Cuff-Style Compound Microscope by George Sterrop; No. 55

Age: c1750
Made by: George Sterrop
Made in: England
Sterrop London fecit
Imaging

This instrument made by George Sterrop (1715–1756) is a Cuff-style compound microscope on square mahogany base with one accessory drawer. It is remarkably similar to the Cuff instrument in the Golub Collection. The single-sided mirror is mounted on a gimbal, which is pinned into the brass mounting plate so it may be rotated. The microscope body and sample stage are supported by a rectangular brass pillar, which is paralleled by another, movable rectangular pillar for focusing.
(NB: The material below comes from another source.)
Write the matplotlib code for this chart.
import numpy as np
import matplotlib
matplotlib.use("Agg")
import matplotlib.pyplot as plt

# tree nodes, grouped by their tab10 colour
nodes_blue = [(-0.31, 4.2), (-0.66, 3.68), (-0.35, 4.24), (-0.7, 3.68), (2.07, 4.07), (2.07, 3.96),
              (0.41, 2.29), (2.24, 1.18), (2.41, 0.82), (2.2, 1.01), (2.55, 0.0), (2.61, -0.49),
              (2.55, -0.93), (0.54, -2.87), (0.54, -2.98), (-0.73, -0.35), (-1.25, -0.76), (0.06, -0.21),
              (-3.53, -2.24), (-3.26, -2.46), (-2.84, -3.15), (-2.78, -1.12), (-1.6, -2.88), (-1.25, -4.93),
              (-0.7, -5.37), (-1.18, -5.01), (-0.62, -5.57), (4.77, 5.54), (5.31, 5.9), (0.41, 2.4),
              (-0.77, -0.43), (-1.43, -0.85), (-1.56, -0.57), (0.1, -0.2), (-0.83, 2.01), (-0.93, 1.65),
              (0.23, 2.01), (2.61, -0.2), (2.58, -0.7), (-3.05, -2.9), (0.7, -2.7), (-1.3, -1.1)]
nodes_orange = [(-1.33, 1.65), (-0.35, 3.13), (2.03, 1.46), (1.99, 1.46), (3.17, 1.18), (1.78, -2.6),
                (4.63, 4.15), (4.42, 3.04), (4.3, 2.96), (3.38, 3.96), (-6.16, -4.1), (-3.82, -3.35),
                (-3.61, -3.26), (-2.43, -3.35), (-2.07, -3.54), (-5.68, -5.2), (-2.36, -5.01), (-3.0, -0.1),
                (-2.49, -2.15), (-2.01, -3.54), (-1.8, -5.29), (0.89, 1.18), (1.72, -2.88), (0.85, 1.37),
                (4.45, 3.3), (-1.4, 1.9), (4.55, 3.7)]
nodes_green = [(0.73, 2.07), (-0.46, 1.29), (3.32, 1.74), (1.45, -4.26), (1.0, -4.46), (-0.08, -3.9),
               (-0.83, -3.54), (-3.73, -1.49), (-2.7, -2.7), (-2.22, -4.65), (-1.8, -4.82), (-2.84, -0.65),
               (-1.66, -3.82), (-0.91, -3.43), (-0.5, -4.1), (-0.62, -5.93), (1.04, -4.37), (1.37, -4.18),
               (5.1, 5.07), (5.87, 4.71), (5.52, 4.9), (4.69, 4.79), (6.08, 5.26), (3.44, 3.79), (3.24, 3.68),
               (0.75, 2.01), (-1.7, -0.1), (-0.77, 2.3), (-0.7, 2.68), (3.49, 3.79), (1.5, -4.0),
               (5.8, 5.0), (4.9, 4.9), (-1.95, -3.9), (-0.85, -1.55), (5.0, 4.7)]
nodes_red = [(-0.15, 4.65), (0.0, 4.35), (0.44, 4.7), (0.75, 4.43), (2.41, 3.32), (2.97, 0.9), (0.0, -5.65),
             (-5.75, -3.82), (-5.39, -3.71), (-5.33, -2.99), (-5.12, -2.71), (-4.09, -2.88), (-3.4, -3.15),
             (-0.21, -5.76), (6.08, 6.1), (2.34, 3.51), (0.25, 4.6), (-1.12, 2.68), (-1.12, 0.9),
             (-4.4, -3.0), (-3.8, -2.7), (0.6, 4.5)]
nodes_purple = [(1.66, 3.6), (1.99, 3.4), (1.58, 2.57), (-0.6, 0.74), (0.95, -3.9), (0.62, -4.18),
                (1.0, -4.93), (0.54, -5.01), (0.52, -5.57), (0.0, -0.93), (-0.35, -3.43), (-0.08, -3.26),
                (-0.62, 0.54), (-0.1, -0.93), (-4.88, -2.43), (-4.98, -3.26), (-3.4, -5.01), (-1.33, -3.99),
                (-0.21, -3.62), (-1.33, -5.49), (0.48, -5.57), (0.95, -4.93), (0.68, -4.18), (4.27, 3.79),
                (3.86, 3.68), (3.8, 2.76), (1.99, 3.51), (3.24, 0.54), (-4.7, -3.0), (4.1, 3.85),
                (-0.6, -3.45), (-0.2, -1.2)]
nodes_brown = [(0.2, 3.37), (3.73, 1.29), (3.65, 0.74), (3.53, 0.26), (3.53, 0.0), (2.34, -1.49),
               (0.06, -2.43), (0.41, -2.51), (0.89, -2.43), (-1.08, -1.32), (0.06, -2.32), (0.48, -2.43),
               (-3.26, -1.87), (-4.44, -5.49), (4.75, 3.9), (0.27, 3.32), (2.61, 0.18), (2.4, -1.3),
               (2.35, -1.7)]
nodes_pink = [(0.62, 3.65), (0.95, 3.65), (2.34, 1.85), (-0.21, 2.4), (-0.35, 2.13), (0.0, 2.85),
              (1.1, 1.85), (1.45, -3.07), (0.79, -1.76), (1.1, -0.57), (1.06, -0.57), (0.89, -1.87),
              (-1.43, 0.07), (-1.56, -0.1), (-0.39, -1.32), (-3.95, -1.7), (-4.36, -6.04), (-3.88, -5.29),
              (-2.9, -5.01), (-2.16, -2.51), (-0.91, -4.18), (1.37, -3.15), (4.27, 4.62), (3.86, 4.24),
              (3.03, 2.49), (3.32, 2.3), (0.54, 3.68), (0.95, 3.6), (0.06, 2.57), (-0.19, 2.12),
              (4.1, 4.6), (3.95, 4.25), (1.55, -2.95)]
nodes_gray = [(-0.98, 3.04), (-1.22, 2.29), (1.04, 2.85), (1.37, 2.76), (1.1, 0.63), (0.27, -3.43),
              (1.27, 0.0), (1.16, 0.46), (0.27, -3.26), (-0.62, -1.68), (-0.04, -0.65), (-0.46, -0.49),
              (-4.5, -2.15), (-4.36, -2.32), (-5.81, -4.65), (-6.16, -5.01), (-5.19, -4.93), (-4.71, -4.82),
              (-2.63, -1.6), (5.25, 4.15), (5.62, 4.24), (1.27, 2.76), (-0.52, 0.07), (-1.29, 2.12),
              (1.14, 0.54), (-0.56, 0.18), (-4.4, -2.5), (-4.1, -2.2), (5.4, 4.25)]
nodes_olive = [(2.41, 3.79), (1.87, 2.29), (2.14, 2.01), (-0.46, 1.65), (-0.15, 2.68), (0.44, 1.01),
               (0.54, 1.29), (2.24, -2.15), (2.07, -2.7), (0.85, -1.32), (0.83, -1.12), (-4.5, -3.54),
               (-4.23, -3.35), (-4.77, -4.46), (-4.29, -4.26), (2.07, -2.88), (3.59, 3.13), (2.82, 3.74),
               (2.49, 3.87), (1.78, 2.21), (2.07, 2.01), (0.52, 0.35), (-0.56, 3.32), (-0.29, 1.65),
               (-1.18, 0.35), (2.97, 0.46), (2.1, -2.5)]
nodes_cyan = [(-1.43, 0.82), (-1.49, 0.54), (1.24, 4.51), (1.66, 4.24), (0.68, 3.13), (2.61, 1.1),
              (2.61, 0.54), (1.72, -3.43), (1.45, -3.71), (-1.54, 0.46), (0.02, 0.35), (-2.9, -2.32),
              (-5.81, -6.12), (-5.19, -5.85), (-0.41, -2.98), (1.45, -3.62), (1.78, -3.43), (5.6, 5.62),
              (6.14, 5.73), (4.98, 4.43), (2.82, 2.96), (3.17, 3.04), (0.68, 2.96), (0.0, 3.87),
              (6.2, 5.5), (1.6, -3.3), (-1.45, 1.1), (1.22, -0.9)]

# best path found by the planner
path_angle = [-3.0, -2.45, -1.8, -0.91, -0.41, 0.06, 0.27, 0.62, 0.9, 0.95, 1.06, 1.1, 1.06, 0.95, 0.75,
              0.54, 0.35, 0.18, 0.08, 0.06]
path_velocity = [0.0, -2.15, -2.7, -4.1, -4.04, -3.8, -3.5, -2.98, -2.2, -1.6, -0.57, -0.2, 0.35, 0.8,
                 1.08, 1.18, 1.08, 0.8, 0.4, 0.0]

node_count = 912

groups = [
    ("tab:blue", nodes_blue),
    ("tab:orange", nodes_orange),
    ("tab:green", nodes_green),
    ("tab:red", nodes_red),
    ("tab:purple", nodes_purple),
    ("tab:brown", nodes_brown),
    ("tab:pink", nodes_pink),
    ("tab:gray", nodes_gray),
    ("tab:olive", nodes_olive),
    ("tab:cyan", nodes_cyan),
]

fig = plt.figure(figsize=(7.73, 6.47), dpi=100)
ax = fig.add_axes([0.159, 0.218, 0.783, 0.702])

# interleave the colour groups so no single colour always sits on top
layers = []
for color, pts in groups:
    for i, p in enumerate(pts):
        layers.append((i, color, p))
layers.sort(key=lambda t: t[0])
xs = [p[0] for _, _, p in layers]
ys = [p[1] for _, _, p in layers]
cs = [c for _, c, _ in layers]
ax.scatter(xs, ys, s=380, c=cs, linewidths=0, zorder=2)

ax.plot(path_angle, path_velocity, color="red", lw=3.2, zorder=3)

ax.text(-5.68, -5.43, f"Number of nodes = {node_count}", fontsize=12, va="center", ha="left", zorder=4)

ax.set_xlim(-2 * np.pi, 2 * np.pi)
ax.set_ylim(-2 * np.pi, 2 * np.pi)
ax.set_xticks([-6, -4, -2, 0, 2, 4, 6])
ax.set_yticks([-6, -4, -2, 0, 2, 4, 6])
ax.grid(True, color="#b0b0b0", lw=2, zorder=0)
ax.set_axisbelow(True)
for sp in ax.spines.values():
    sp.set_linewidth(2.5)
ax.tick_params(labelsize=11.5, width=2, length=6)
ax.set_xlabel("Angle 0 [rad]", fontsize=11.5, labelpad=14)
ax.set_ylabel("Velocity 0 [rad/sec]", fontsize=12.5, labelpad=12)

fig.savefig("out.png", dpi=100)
Fine focus adjustment is by Hevelius screw. The body tube has the same shape as the Cuff instrument, with a threaded, tapered end for removable objective lenses, and a single-lens eyepiece at the top. There is an internal field lens. The microscope body slides into a hole in, and is supported on, a horizontal arm ("cross arm"). This support arm is screwed into the top of the movable, focusing pillar. The stage has the three-armed configuration of the Cuff design. Two arms have slots for accessories. In the center of the stage is a hole that accommodates a Bonanni spring stage for flat, mounted specimens. When viewing opaque samples using the included lieberkuhn reflector the spring stage would have been removed. Around the periphery of the center hole is engraved "Sterrop London fecit."

Accessories are 4 additional objective lenses (five total), Bonanni spring stage, tube sleeve with lieberkuhn, and two sample slides. The height of this instrument is 38.5cm, with a base that is 16.5x16x5.5cm.

George Sterrop was trained in the instrument workshop owned by his mother, Mary Sterrop. He apprenticed to his mother in the Spectaclemakers' Company in 1730, and joined the firm as a partner in 1737 until 1747, when it was known as "Mary Sterrop & Son." He continued the instrument making business from 1747 until 1756. George Sterrop made a number of microscope models, including a Culpeper-style instrument. Peter Dollond, son of John Dollond (inventor of the achromatic doublet), took over the Sterrop firm in 1767.

Sterrop was thought to have been the inventor of the "Cuff-Type" of microscope due to an error in a book on microscopy written in 1747 by Joachim F. Mayen*. Cuff-style Sterrop microscopes are found in the Utrecht University Museum and in the Billings Collection (AFIP 518909).

*JF Mayen: "We have to thank the skill of an admirable English artisan of the name of George Sterrop for this." IN Kurzer Unterricht von der Vergrosserunsglasser und Teleskopien. 1747.